One professor from the USC Price School of Public Policy has taken on the difficult task of explaining the 2,700-page Affordable Care Act and how it is being implemented in the United States to our neighbors to the north.
Howard Greenwald’s mini-speaking tour included four stops in March. He participated in the Toronto Healthcare Round Table at the U.S. Consulate in Toronto and the 19th Annual International Studies Symposium, which was sponsored by the U.S. State Department, at York University in Toronto, as well as lectures for the Law Center and School of Public Health at the University of Alberta.
Greenwald began a six-month stay as a Visiting Fulbright Scholar at the University of Alberta Faculty of Law in January. He is working on a Fulbright project titled “Structure and Management of Canada’s Healthcare System.”
Greenwald said Canadians have a general curiosity about U.S. health care because the countries differ so greatly on the issue, with Canada extremely proud of its public health care system.
“One thing Canadians think distinguishes them in a favorable manner from the U.S. is that they can offer everybody what they think is an inalienable right,” Greenwald said of health insurance. “It’s a very big cultural distinction for them between the two countries.”
Where will health care reform lead?
The focus of his speeches was to set up two possible outcomes for health care in the United States following the implementation of the ACA. One possibility is that reform will lead to the sustainability of the current private sector system by ensuring access, improving the quality of care and controlling costs or the expansion of coverage will lead to a system so expensive that it will be necessary to change to a model more like Canada where it’s entirely publicly funded.
“This is either the end of the beginning or the beginning of the end,” Greenwald said. “We’ve started on a sustainable path or we’ve crossed the Rubicon to where expanding coverage and increasing expenditures will lead to major reforms that depart from the current system.”
According to Greenwald, key provisions of the ACA include expanding eligibility for Medicaid, grouping uninsured into subsidized purchasing pools, mandating coverage by individuals and large employers, and improving pharmaceutical coverage for elders.
Reforms to the insurance industry include mandating coverage for children 26 and under, prohibiting exclusion for prior conditions, prohibiting the capping of benefits and setting a minimum medical-loss ratio.
However, ACA reform is not conclusive for several reasons, in particular: Many will still lack insurance in 2019, the system remains noncomprehensive and very expensive, and the law mandates no system-wide controls on medical costs.
Greenwald indicated his talks on U.S. health care reform have gone so well that he is getting requests to do more of them and expects to make another speaking tour before his time in Canada concludes.
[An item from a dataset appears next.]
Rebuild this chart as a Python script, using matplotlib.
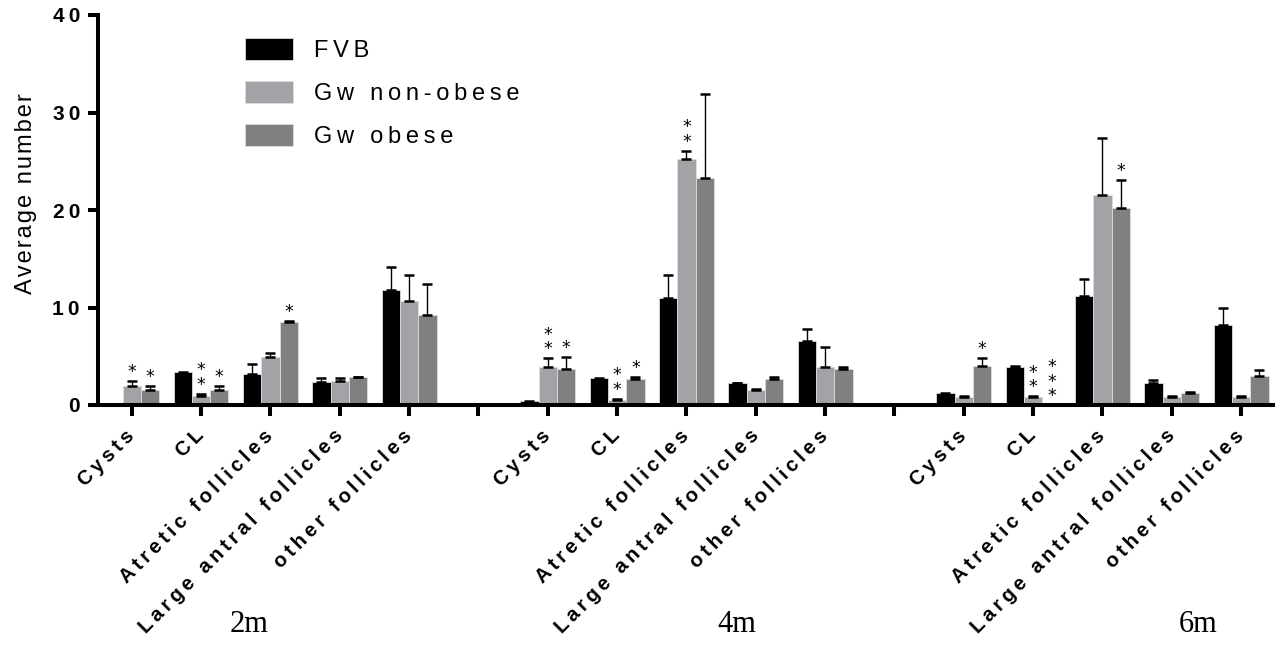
import numpy as np
import matplotlib
matplotlib.use("Agg")
import matplotlib.pyplot as plt
import matplotlib.transforms as mtransforms

plt.rcParams['font.family'] = ['Liberation Sans', 'DejaVu Sans']

TS = "\u2009"  # thin space, for the wide letter spacing of the original
HS = "\u200a"  # hair space

def spaced(s, sep=TS):
    return sep.join(list(s))

ages = ["2m", "4m", "6m"]
categories = ["Cysts", "CL", "Atretic follicles", "Large antral follicles", "other follicles"]
series = ["FVB", "Gw non-obese", "Gw obese"]
colors = ["#000000", "#a3a3a7", "#808080"]
nan = np.nan

# means and upper SEM, ordered 2m (5 cats), 4m (5 cats), 6m (5 cats)
fvb_mean = [0, 3.35, 3.18, 2.36, 11.8,   0.38, 2.77, 10.97, 2.22, 6.56,   1.2, 3.86, 11.2, 2.22, 8.2]
fvb_err = [nan, nan, 0.99, 0.38, 2.4,    nan, nan, 2.33, 0.05, 1.2,      nan, 0.11, 1.7, 0.31, 1.8]
nonob_mean = [1.95, 0.96, 4.96, 2.46, 10.7,   3.86, 0.51, 25.2, 1.54, 3.86,   0.85, 0.85, 21.5, 0.85, 0.85]
nonob_err = [0.51, 0.2, 0.34, 0.34, 2.6,      0.93, 0.11, 0.9, 0.1, 2.04,     0.04, 0.04, 5.9, 0.04, 0.04]
ob_mean = [1.54, 1.54, 8.55, 2.84, 9.2,   3.69, 2.67, 23.25, 2.67, 3.69,   3.97, 0, 20.2, 1.2, 2.94]
ob_err = [0.36, 0.38, 0.1, 0.06, 3.25,    1.2, 0.23, 8.65, 0.23, 0.24,     0.82, nan, 2.9, 0.1, 0.62]

# number of significance asterisks above each bar
fvb_stars = [0] * 15
nonob_stars = [1, 2, 0, 0, 0,   2, 2, 2, 0, 0,   0, 2, 0, 0, 0]
ob_stars = [1, 1, 1, 0, 0,   1, 1, 0, 0, 0,   1, 3, 1, 0, 0]

yticks = [0, 10, 20, 30, 40]

means = [fvb_mean, nonob_mean, ob_mean]
errs = [fvb_err, nonob_err, ob_err]
stars = [fvb_stars, nonob_stars, ob_stars]

# slot positions: 5 categories per age, one empty slot between ages
nslot = len(ages) * (len(categories) + 1) - 1
slots = np.array([g * (len(categories) + 1) + c for g in range(len(ages)) for c in range(len(categories))])

fig = plt.figure(figsize=(12.77, 6.45), dpi=100)
ax = fig.add_axes([98 / 1277, 1 - 405 / 645, 1175 / 1277, 390 / 645])

w = 0.264
handles = []
for i in range(3):
    x = slots + (i - 1) * w
    m = np.array(means[i], dtype=float)
    e = np.array(errs[i], dtype=float)
    b = ax.bar(x, m, width=w, color=colors[i], edgecolor="#dcdcdc", linewidth=0.6, zorder=2)
    handles.append(b)
    ax.errorbar(x, m, yerr=[np.zeros_like(e), e], fmt="none", ecolor="black",
                elinewidth=1.0, capsize=3.5, capthick=1.8, zorder=3)
    for xi, mi, ei, n in zip(x, m, e, stars[i]):
        if n == 0:
            continue
        top = mi + (0 if np.isnan(ei) else ei)
        ax.annotate("\n".join(["*"] * n), (xi, top), xytext=(0, 0), textcoords="offset points",
                    ha="center", va="bottom", fontsize=12.5, linespacing=0.75, family="DejaVu Sans")

ax.set_xlim(-0.486, 16.46)
ax.set_ylim(0, 40)

for side in ["top", "right"]:
    ax.spines[side].set_visible(False)
for side in ["left", "bottom"]:
    ax.spines[side].set_linewidth(2.9)

ax.set_yticks(yticks)
ax.set_yticklabels([spaced(str(t)) for t in yticks], fontsize=15, fontweight="bold")
ax.tick_params(axis="y", length=7, width=2.9, pad=6)

xt = np.arange(nslot)
labels = [""] * nslot
for s, c in zip(slots, categories * len(ages)):
    labels[s] = spaced(c)
ax.set_xticks(xt)
ax.set_xticklabels(labels, rotation=45, ha="right", va="center", rotation_mode="anchor",
                   fontsize=14.5, fontweight="bold")
ax.tick_params(axis="x", length=8, width=2.9, pad=12)

ax.set_ylabel(spaced("Average number", HS), fontsize=17)
ax.yaxis.set_label_coords(-0.052, 0.542)

leg = ax.legend(handles, [spaced(s) for s in series], loc="upper left",
                bbox_to_anchor=(0.125, 0.942), frameon=False, fontsize=17,
                handlelength=2.03, handleheight=1.1, handletextpad=0.89,
                labelspacing=0.79, borderpad=0, borderaxespad=0)

trans = mtransforms.blended_transform_factory(ax.transData, ax.transAxes)
for age, xc in zip(ages, [1.69, 8.73, 15.38]):
    ax.text(xc, -0.564, age, transform=trans, ha="center", va="center",
            fontsize=22, family="Liberation Serif")

fig.savefig("out.png", dpi=100)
“We feel fortunate at the U.S. consulate in Toronto that Professor Greenwald was able to take time from his Fulbright commitments elsewhere in Canada to share his deep knowledge about developments in health care in the U.S. with experts in Toronto,” said Jim Dickmeyer, consul general of the U.S. in Toronto. “Conversations such as this greatly enrich the bilateral relationship between Canada and the United States.”